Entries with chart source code
═══

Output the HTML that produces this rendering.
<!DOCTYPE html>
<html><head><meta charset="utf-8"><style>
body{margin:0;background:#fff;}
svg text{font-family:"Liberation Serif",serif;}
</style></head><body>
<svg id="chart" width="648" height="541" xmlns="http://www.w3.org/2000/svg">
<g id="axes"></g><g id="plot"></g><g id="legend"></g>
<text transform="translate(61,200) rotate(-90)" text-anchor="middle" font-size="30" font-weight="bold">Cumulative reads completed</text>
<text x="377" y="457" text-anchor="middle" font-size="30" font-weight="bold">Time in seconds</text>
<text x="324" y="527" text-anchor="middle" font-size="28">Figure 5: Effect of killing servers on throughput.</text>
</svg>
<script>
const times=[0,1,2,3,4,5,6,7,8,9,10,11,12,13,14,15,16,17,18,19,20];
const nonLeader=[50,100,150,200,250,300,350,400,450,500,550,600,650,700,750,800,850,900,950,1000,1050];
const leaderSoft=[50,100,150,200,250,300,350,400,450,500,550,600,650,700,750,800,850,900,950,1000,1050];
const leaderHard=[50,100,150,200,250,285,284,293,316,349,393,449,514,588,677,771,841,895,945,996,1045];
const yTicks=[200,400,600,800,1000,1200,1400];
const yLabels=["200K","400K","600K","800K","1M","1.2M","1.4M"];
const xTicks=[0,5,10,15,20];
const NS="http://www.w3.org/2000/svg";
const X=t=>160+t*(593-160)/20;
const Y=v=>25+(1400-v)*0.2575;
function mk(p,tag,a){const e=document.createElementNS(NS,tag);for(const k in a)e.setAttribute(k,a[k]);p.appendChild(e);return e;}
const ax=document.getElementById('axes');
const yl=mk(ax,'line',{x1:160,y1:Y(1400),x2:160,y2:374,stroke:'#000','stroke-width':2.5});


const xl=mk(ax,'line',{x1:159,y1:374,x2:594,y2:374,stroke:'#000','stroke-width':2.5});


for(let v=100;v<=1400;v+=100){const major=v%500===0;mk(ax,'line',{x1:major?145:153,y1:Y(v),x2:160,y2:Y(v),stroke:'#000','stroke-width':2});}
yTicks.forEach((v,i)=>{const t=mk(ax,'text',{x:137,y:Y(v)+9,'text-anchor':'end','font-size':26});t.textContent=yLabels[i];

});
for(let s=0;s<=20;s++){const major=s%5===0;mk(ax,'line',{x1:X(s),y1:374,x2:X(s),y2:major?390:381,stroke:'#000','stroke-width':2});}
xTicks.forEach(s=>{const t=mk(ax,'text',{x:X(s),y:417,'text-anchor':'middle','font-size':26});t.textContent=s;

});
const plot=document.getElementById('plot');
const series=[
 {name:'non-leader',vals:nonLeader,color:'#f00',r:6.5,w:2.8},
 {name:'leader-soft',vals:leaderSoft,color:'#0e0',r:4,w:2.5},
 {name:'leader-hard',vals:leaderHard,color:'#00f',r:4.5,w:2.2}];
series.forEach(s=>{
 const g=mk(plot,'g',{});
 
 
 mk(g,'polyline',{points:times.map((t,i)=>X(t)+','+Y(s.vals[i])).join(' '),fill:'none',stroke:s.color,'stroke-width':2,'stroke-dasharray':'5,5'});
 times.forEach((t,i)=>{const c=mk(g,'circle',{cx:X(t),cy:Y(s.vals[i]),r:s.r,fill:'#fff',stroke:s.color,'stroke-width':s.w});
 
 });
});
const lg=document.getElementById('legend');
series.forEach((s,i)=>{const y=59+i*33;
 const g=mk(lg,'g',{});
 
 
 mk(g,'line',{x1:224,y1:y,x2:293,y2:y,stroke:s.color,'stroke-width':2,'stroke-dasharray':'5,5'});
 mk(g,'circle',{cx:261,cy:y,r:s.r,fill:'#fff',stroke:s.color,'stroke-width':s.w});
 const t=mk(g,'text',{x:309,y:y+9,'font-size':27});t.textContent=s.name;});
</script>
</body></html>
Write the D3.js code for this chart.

═══

PROMPT
Restate every record exactly, leaving nothing out.

ANSWER TO THIS PROBLEM
Output the HTML that produces this rendering.
<!DOCTYPE html>
<html><head><meta charset="utf-8"><style>
body{margin:0;background:#fff;}
svg text{font-family:"Liberation Serif",serif;}
</style></head><body>
<svg id="chart" width="648" height="541" xmlns="http://www.w3.org/2000/svg">
<g id="axes"></g><g id="plot"></g><g id="legend"></g>
<text transform="translate(61,200) rotate(-90)" text-anchor="middle" font-size="30" font-weight="bold">Cumulative reads completed</text>
<text x="377" y="457" text-anchor="middle" font-size="30" font-weight="bold">Time in seconds</text>
<text x="324" y="527" text-anchor="middle" font-size="28">Figure 5: Effect of killing servers on throughput.</text>
</svg>
<script>
const times=[0,1,2,3,4,5,6,7,8,9,10,11,12,13,14,15,16,17,18,19,20];
const nonLeader=[50,100,150,200,250,300,350,400,450,500,550,600,650,700,750,800,850,900,950,1000,1050];
const leaderSoft=[50,100,150,200,250,300,350,400,450,500,550,600,650,700,750,800,850,900,950,1000,1050];
const leaderHard=[50,100,150,200,250,285,284,293,316,349,393,449,514,588,677,771,841,895,945,996,1045];
const yTicks=[200,400,600,800,1000,1200,1400];
const yLabels=["200K","400K","600K","800K","1M","1.2M","1.4M"];
const xTicks=[0,5,10,15,20];
const NS="http://www.w3.org/2000/svg";
const X=t=>160+t*(593-160)/20;
const Y=v=>25+(1400-v)*0.2575;
function mk(p,tag,a){const e=document.createElementNS(NS,tag);for(const k in a)e.setAttribute(k,a[k]);p.appendChild(e);return e;}
const ax=document.getElementById('axes');
const yl=mk(ax,'line',{x1:160,y1:Y(1400),x2:160,y2:374,stroke:'#000','stroke-width':2.5});


const xl=mk(ax,'line',{x1:159,y1:374,x2:594,y2:374,stroke:'#000','stroke-width':2.5});


for(let v=100;v<=1400;v+=100){const major=v%500===0;mk(ax,'line',{x1:major?145:153,y1:Y(v),x2:160,y2:Y(v),stroke:'#000','stroke-width':2});}
yTicks.forEach((v,i)=>{const t=mk(ax,'text',{x:137,y:Y(v)+9,'text-anchor':'end','font-size':26});t.textContent=yLabels[i];

});
for(let s=0;s<=20;s++){const major=s%5===0;mk(ax,'line',{x1:X(s),y1:374,x2:X(s),y2:major?390:381,stroke:'#000','stroke-width':2});}
xTicks.forEach(s=>{const t=mk(ax,'text',{x:X(s),y:417,'text-anchor':'middle','font-size':26});t.textContent=s;

});
const plot=document.getElementById('plot');
const series=[
 {name:'non-leader',vals:nonLeader,color:'#f00',r:6.5,w:2.8},
 {name:'leader-soft',vals:leaderSoft,color:'#0e0',r:4,w:2.5},
 {name:'leader-hard',vals:leaderHard,color:'#00f',r:4.5,w:2.2}];
series.forEach(s=>{
 const g=mk(plot,'g',{});
 
 
 mk(g,'polyline',{points:times.map((t,i)=>X(t)+','+Y(s.vals[i])).join(' '),fill:'none',stroke:s.color,'stroke-width':2,'stroke-dasharray':'5,5'});
 times.forEach((t,i)=>{const c=mk(g,'circle',{cx:X(t),cy:Y(s.vals[i]),r:s.r,fill:'#fff',stroke:s.color,'stroke-width':s.w});
 
 });
});
const lg=document.getElementById('legend');
series.forEach((s,i)=>{const y=59+i*33;
 const g=mk(lg,'g',{});
 
 
 mk(g,'line',{x1:224,y1:y,x2:293,y2:y,stroke:s.color,'stroke-width':2,'stroke-dasharray':'5,5'});
 mk(g,'circle',{cx:261,cy:y,r:s.r,fill:'#fff',stroke:s.color,'stroke-width':s.w});
 const t=mk(g,'text',{x:309,y:y+9,'font-size':27});t.textContent=s.name;});
</script>
</body></html>
Write the D3.js code for this chart.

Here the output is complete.